▸ **Instruction**:
Count the lines in the entries below that include the word "seaborn". Give nothing but the number.

#### Task input

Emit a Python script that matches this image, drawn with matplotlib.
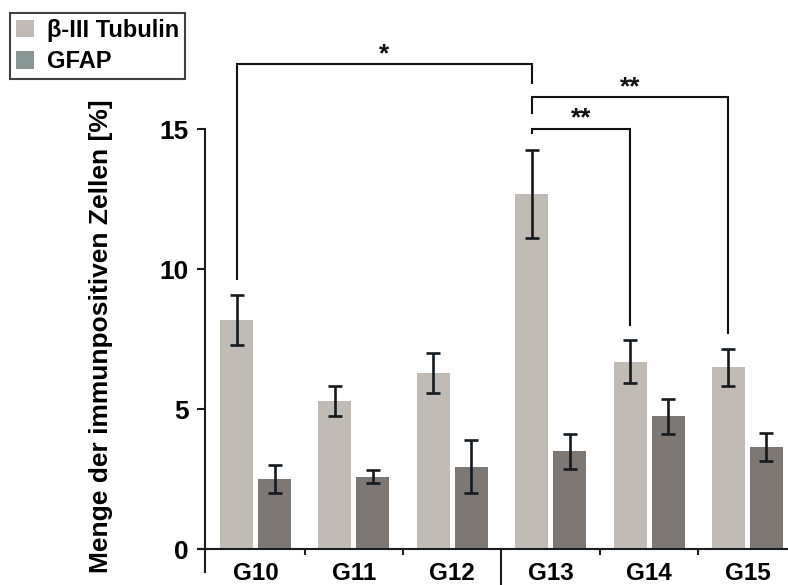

########
#### Task input

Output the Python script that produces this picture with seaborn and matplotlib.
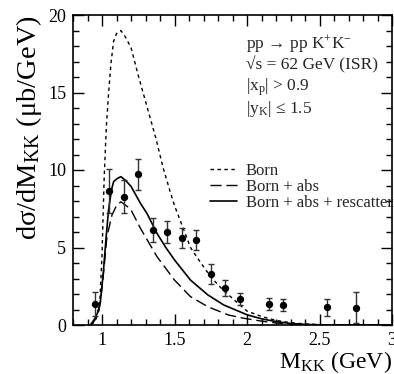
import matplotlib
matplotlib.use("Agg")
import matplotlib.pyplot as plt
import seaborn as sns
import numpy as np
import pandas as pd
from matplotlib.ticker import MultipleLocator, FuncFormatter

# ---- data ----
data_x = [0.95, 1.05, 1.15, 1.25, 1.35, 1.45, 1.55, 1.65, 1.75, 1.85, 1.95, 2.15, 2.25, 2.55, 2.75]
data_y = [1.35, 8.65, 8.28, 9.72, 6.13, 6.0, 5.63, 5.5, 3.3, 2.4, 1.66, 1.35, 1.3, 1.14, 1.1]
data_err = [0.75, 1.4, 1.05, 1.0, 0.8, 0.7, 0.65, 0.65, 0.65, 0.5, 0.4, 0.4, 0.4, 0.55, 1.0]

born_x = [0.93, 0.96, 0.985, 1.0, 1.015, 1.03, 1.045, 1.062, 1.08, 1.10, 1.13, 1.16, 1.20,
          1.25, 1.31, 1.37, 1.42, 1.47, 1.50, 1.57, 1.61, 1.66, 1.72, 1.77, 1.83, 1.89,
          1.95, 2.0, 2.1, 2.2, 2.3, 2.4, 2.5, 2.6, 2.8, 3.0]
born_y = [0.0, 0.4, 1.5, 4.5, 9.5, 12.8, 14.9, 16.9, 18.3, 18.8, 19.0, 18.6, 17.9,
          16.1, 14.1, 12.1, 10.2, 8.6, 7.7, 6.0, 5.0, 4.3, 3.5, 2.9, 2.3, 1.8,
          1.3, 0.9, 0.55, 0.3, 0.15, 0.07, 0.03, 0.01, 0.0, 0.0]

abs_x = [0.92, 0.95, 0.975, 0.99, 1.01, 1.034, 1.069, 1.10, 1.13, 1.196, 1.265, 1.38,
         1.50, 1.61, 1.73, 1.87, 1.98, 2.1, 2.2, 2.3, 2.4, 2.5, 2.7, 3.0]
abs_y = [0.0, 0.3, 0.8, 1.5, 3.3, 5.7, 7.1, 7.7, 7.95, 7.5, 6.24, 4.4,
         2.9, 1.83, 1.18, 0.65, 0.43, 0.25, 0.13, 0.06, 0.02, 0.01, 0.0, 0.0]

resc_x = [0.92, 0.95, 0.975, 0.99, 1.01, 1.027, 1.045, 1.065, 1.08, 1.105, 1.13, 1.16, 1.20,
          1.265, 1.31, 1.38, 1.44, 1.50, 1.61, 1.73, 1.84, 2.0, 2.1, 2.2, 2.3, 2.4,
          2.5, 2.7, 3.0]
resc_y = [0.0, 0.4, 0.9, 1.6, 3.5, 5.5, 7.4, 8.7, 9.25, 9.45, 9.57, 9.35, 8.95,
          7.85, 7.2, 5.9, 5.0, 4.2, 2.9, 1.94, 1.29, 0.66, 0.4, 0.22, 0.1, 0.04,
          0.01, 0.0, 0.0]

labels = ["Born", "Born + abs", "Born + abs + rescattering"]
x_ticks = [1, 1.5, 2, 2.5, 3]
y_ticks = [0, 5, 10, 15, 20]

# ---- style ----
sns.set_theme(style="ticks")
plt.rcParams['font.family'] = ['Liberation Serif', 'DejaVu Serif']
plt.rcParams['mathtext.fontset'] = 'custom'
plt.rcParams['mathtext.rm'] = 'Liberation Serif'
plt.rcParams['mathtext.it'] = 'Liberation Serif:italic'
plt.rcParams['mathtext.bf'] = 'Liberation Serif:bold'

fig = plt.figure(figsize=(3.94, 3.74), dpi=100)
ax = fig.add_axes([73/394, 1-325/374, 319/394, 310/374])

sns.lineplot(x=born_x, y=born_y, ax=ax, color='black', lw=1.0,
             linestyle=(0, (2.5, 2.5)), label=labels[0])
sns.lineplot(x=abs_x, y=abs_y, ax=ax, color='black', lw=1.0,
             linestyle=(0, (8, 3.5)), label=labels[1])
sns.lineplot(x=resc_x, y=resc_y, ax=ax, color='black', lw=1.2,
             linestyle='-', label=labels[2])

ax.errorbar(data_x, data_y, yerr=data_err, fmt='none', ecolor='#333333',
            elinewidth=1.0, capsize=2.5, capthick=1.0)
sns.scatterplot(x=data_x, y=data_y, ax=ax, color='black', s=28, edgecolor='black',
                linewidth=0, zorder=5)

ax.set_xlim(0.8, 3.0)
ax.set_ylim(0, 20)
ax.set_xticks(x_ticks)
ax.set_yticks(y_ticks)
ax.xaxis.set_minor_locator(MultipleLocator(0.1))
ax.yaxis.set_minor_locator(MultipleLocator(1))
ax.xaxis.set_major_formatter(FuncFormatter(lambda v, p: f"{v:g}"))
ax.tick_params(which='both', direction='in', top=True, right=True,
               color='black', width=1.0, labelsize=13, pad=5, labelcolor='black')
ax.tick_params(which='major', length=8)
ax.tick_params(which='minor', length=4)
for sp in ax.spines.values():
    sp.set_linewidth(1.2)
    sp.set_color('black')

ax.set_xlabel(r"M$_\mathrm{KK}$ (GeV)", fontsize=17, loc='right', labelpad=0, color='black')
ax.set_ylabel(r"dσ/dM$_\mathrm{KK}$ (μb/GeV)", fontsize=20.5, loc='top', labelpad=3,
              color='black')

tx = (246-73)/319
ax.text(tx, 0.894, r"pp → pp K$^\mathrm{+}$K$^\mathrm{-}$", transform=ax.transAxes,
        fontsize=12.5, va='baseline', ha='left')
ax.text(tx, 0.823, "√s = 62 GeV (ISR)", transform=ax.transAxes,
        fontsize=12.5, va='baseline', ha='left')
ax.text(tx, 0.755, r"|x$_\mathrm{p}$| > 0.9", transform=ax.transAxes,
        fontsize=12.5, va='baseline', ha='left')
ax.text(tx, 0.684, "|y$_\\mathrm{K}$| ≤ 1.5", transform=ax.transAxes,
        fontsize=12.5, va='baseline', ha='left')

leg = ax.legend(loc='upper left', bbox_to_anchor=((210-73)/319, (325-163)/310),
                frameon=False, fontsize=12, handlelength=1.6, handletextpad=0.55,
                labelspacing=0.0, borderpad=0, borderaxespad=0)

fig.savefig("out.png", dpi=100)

########
#### Task input

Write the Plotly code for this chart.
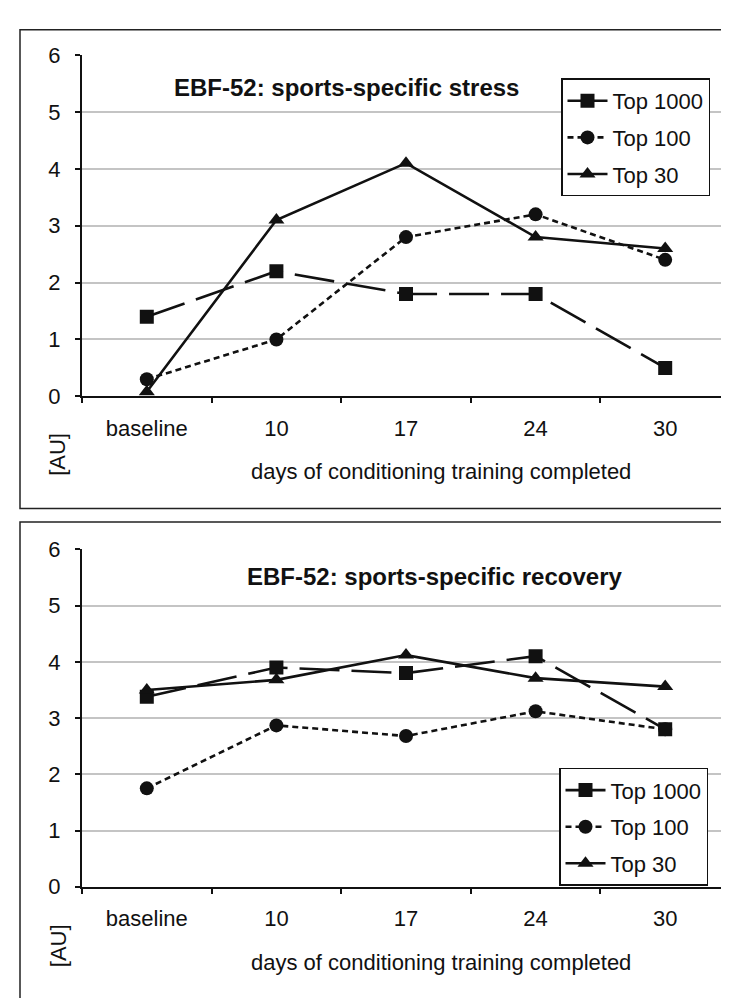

########

▸ **Exercise result**:
2